Mas, em quanto o princípio do mérito se institucionalizava na Europa, nos países do sul, continuou a ser uma mascarada. E daí que com a TROIKA tenha sido aconselhado, ou imposto (situação nunca esclarecida) a criação de uma espécie de civil service comission. Esta comissão ficou conhecida como CRESAP cuja função consistia em fazer o recrutamento e seleção dos dirigentes da Administração Pública entregando, para cada cargo, os nomes dos três melhores. O poder político escolhia um dos três, o qual poderia ser da sua cor, ou não. Quanto aos gestores públicos, a comissão limitava-se a dar o seu parecer, mas o processo funcionou com a ajuda do escrutínio da Comunicação Social. E apesar da lei mal concebida, o sistema funcionou porque os membros da comissão eram três professores universitários e uma inspetora-geral, pessoas habituadas a comportarem-se com independência e não se sujeitarem ao poder político.

Com este governo, e embora a lei não tivesse sido alterada, os membros da comissão foram substituídos por funcionários públicos, habituados a obedecer e a aceitar as imposições do poder político. E a CRESAP deixou, de fato, de existir; é uma instituição moribunda que não cumpre as suas funções. E agora tudo é permitido: nomear a mulher, o filho, o sobrinho, o cão, o gato e até o periquito.
Era sabido que alguns membros do governo com responsabilidade direta, ou indireta na Administração Pública sempre defenderam que os quadros dirigentes deveriam ser de confiança política e pessoal.
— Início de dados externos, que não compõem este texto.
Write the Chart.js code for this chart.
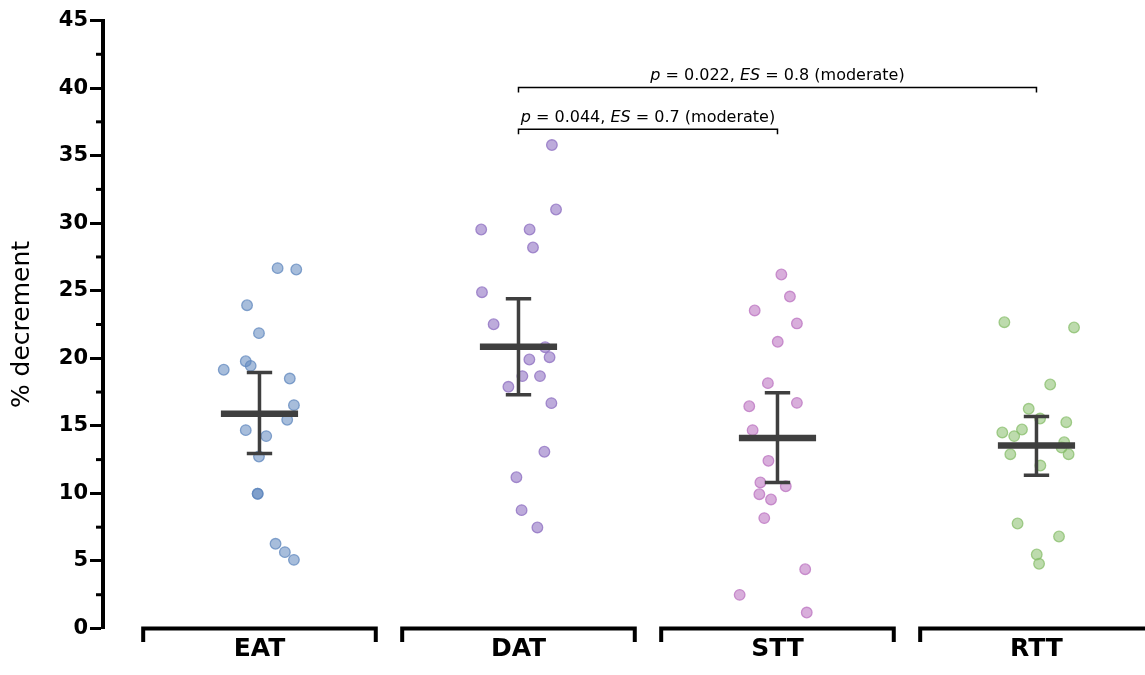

Os seus nomes são conhecidos e escuso de os nomear.

Se examinarmos, porém, com mais profundidade o comportamento dessas pessoas, por regra, não têm peso político, nem um curral eleitoral. O seu poder político vem-lhes de poder colocar no aparelho de Estado os seus protegidos que, esperam, os apoiarão no futuro. Não há pois qualquer posição ideológica, ou pensamento político, mas tão só interesse pessoal.
Da história da CRESAP podem tirar-se várias conclusões: as leis são pouco importantes como instrumentos de implementação de políticas públicas; tudo depende das pessoas que ocupam os cargos. Em segundo lugar, estamos num país pobre em que vale tudo para sentar-se à mesa do orçamento; em terceiro lugar deve desconfiar-se de discursos ideológicos e de posições pseudocientíficas ; regra geral justificam interesses. E, finalmente, os lobos postos à solta devoram tudo, até a democracia.